In his senior year, Brown finished the season with 113 tackles, 4 interceptions, 8 passes defended and 4 forced fumbles. On September 4, 2011, In the season opener against West Virginia he recorded 5 tackles in the game as Marshall lost 34–13. On September 10, 2011, he recorded 8 tackles and a forced fumble against Southern Mississippi as Marshall won the game 26–20. On September 17, 2011, In a regular season game against Ohio in which Brown had a team-leading 14 tackles and a pass deflection but Marshall lost the game 44–7. On September 24, 2011, he had a team-leading 17 tackles, one pass defended and a forced fumble against 13th ranked Virginia Tech as Marshall lost 30–10. In the next game against Louisville on October 1, 2011, he had 4 tackles, an interception, and a pass deflection.

==Professional career==

On May 11, 2012, Brown signed with the Baltimore Ravens as an undrafted free agent.
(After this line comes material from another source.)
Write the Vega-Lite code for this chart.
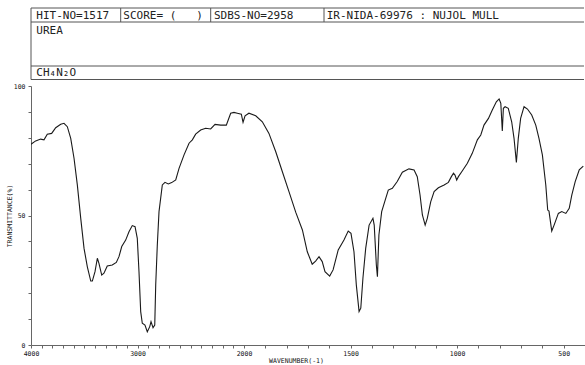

On August 31, 2012, he was released. On September 1, 2012, he re-signed with the Baltimore Ravens to join the practice squad. On November 13, 2012, he was released from the practice squad to make room for quarterback Dennis Dixon. On November 20, he was re-signed to join the team's practice squad after doing a tryout for the Philadelphia Eagles. On December 12, 2012, he was promoted to the active roster from the practice squad. On December 23, 2012, in week 16 vs. the New York Giants, he recorded his first career sack on quarterback Eli Manning. He was promoted from the practice squad to the 53 man roster, taking the place of veteran Michael Huff who was waived by the team on October 30, 2013. The Ravens released Brown on August 25, 2014.

Pre-draft measurables
| Height | Weight | 40-yard dash | 10-yard split | 20-yard split | 20-yard shuttle | Three-cone drill | Vertical jump | Broad jump | Bench press |
| 5 ft 10+5⁄8 in (1.79 m) | 192 lb (87 kg) | 4.73 s | 1.70 s | 2.72 s | 4.34 s | 7.25 s | 38.0 in (0.97 m) | 10 ft 11 in (3.33 m) | 13 reps |
All values from Pro Day

==Personal life==
He is the son of Estella Mckelvey and has two brothers named Kory Brown and Evan McKelvey who also played college football. Kory played both safety and linebacker at The University of Kentucky and Evan played linebacker at Marshall University.